- Problem description
Keep the pictures out of the copy and repeat the records exactly.

★ ★ ★

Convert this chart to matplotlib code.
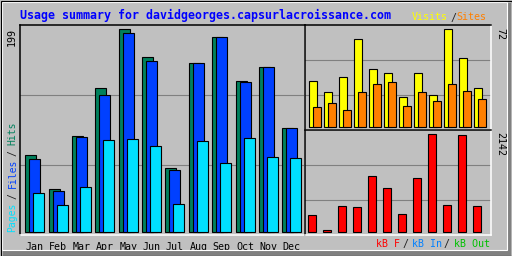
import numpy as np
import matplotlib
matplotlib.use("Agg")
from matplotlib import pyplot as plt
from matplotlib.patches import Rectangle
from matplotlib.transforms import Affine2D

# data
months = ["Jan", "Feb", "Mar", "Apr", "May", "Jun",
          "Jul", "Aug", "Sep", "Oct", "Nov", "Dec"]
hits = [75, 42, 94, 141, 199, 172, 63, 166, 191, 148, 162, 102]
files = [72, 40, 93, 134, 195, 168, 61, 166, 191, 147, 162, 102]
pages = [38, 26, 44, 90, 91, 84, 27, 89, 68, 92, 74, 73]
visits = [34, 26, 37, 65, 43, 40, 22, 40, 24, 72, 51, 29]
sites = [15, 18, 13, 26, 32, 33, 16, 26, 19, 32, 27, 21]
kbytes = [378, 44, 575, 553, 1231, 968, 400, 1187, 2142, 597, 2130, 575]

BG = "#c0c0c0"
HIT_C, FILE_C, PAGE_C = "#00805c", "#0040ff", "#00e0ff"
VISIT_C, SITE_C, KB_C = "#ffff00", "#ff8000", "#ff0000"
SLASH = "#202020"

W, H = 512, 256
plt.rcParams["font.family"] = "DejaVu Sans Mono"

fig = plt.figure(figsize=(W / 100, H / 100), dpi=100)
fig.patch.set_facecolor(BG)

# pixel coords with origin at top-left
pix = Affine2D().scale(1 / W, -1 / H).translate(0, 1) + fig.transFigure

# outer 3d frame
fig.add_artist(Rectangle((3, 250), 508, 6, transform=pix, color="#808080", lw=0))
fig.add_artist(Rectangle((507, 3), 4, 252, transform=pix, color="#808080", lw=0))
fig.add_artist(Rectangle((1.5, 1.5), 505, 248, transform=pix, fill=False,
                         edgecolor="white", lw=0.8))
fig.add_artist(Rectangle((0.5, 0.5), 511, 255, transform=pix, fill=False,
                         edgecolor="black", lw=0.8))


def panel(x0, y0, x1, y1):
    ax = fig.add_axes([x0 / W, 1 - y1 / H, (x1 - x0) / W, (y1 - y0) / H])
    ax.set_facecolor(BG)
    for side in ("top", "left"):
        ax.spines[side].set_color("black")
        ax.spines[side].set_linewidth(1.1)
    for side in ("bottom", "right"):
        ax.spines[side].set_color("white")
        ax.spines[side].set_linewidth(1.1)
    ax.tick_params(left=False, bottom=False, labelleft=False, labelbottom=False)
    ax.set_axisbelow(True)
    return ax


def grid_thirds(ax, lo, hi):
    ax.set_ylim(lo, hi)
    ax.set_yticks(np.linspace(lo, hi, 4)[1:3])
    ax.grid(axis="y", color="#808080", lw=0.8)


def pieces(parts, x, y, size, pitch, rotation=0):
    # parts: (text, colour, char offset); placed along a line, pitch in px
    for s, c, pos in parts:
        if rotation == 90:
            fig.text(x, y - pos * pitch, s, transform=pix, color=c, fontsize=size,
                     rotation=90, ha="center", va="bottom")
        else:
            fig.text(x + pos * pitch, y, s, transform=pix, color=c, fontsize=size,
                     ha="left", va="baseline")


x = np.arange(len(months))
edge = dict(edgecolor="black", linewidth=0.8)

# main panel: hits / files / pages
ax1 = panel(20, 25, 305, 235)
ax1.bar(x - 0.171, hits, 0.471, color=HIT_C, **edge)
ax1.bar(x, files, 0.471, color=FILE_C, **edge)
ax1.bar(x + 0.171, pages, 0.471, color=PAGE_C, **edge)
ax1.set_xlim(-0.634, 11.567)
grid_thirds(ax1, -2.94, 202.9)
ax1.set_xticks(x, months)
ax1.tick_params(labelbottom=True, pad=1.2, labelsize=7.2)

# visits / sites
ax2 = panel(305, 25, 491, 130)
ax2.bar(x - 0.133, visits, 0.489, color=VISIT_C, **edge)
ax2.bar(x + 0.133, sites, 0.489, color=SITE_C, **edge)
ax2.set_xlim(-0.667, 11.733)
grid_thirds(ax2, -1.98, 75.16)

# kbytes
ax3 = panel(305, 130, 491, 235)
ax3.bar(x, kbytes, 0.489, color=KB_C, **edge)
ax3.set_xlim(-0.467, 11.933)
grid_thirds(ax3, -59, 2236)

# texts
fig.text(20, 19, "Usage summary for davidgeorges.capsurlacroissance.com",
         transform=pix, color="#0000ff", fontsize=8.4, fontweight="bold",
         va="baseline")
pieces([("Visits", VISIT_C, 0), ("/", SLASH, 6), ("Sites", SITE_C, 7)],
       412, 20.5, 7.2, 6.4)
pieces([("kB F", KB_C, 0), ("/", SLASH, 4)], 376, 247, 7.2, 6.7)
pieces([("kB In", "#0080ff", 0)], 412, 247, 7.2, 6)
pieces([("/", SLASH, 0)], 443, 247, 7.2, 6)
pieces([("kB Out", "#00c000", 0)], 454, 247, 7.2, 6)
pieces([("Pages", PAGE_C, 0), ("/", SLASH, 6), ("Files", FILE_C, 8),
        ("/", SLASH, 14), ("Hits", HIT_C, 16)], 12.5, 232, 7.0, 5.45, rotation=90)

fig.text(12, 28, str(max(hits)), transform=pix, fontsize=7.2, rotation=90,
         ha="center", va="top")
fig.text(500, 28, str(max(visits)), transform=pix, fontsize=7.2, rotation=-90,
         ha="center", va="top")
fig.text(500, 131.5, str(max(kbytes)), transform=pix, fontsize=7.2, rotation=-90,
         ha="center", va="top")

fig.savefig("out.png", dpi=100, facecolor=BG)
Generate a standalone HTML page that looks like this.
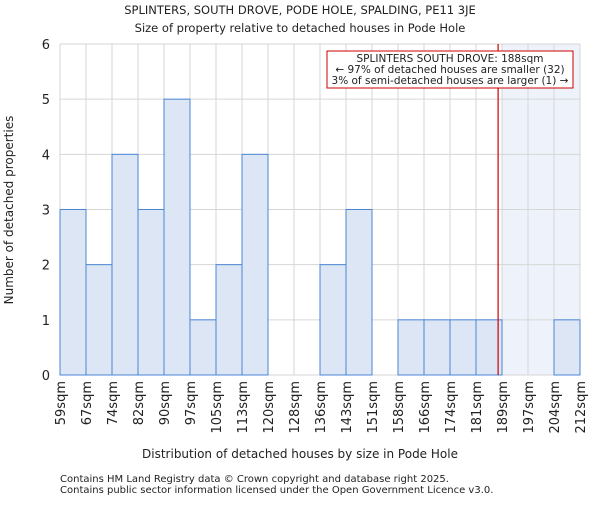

★ ★ ★

- Final answer
Convert this chart to matplotlib code.
import numpy as np
import matplotlib
matplotlib.use("Agg")
from matplotlib import pyplot as plt
from matplotlib.patches import Rectangle
from matplotlib.transforms import Affine2D

# data
months = ["Jan", "Feb", "Mar", "Apr", "May", "Jun",
          "Jul", "Aug", "Sep", "Oct", "Nov", "Dec"]
hits = [75, 42, 94, 141, 199, 172, 63, 166, 191, 148, 162, 102]
files = [72, 40, 93, 134, 195, 168, 61, 166, 191, 147, 162, 102]
pages = [38, 26, 44, 90, 91, 84, 27, 89, 68, 92, 74, 73]
visits = [34, 26, 37, 65, 43, 40, 22, 40, 24, 72, 51, 29]
sites = [15, 18, 13, 26, 32, 33, 16, 26, 19, 32, 27, 21]
kbytes = [378, 44, 575, 553, 1231, 968, 400, 1187, 2142, 597, 2130, 575]

BG = "#c0c0c0"
HIT_C, FILE_C, PAGE_C = "#00805c", "#0040ff", "#00e0ff"
VISIT_C, SITE_C, KB_C = "#ffff00", "#ff8000", "#ff0000"
SLASH = "#202020"

W, H = 512, 256
plt.rcParams["font.family"] = "DejaVu Sans Mono"

fig = plt.figure(figsize=(W / 100, H / 100), dpi=100)
fig.patch.set_facecolor(BG)

# pixel coords with origin at top-left
pix = Affine2D().scale(1 / W, -1 / H).translate(0, 1) + fig.transFigure

# outer 3d frame
fig.add_artist(Rectangle((3, 250), 508, 6, transform=pix, color="#808080", lw=0))
fig.add_artist(Rectangle((507, 3), 4, 252, transform=pix, color="#808080", lw=0))
fig.add_artist(Rectangle((1.5, 1.5), 505, 248, transform=pix, fill=False,
                         edgecolor="white", lw=0.8))
fig.add_artist(Rectangle((0.5, 0.5), 511, 255, transform=pix, fill=False,
                         edgecolor="black", lw=0.8))


def panel(x0, y0, x1, y1):
    ax = fig.add_axes([x0 / W, 1 - y1 / H, (x1 - x0) / W, (y1 - y0) / H])
    ax.set_facecolor(BG)
    for side in ("top", "left"):
        ax.spines[side].set_color("black")
        ax.spines[side].set_linewidth(1.1)
    for side in ("bottom", "right"):
        ax.spines[side].set_color("white")
        ax.spines[side].set_linewidth(1.1)
    ax.tick_params(left=False, bottom=False, labelleft=False, labelbottom=False)
    ax.set_axisbelow(True)
    return ax


def grid_thirds(ax, lo, hi):
    ax.set_ylim(lo, hi)
    ax.set_yticks(np.linspace(lo, hi, 4)[1:3])
    ax.grid(axis="y", color="#808080", lw=0.8)


def pieces(parts, x, y, size, pitch, rotation=0):
    # parts: (text, colour, char offset); placed along a line, pitch in px
    for s, c, pos in parts:
        if rotation == 90:
            fig.text(x, y - pos * pitch, s, transform=pix, color=c, fontsize=size,
                     rotation=90, ha="center", va="bottom")
        else:
            fig.text(x + pos * pitch, y, s, transform=pix, color=c, fontsize=size,
                     ha="left", va="baseline")


x = np.arange(len(months))
edge = dict(edgecolor="black", linewidth=0.8)

# main panel: hits / files / pages
ax1 = panel(20, 25, 305, 235)
ax1.bar(x - 0.171, hits, 0.471, color=HIT_C, **edge)
ax1.bar(x, files, 0.471, color=FILE_C, **edge)
ax1.bar(x + 0.171, pages, 0.471, color=PAGE_C, **edge)
ax1.set_xlim(-0.634, 11.567)
grid_thirds(ax1, -2.94, 202.9)
ax1.set_xticks(x, months)
ax1.tick_params(labelbottom=True, pad=1.2, labelsize=7.2)

# visits / sites
ax2 = panel(305, 25, 491, 130)
ax2.bar(x - 0.133, visits, 0.489, color=VISIT_C, **edge)
ax2.bar(x + 0.133, sites, 0.489, color=SITE_C, **edge)
ax2.set_xlim(-0.667, 11.733)
grid_thirds(ax2, -1.98, 75.16)

# kbytes
ax3 = panel(305, 130, 491, 235)
ax3.bar(x, kbytes, 0.489, color=KB_C, **edge)
ax3.set_xlim(-0.467, 11.933)
grid_thirds(ax3, -59, 2236)

# texts
fig.text(20, 19, "Usage summary for davidgeorges.capsurlacroissance.com",
         transform=pix, color="#0000ff", fontsize=8.4, fontweight="bold",
         va="baseline")
pieces([("Visits", VISIT_C, 0), ("/", SLASH, 6), ("Sites", SITE_C, 7)],
       412, 20.5, 7.2, 6.4)
pieces([("kB F", KB_C, 0), ("/", SLASH, 4)], 376, 247, 7.2, 6.7)
pieces([("kB In", "#0080ff", 0)], 412, 247, 7.2, 6)
pieces([("/", SLASH, 0)], 443, 247, 7.2, 6)
pieces([("kB Out", "#00c000", 0)], 454, 247, 7.2, 6)
pieces([("Pages", PAGE_C, 0), ("/", SLASH, 6), ("Files", FILE_C, 8),
        ("/", SLASH, 14), ("Hits", HIT_C, 16)], 12.5, 232, 7.0, 5.45, rotation=90)

fig.text(12, 28, str(max(hits)), transform=pix, fontsize=7.2, rotation=90,
         ha="center", va="top")
fig.text(500, 28, str(max(visits)), transform=pix, fontsize=7.2, rotation=-90,
         ha="center", va="top")
fig.text(500, 131.5, str(max(kbytes)), transform=pix, fontsize=7.2, rotation=-90,
         ha="center", va="top")

fig.savefig("out.png", dpi=100, facecolor=BG)
Generate a standalone HTML page that looks like this.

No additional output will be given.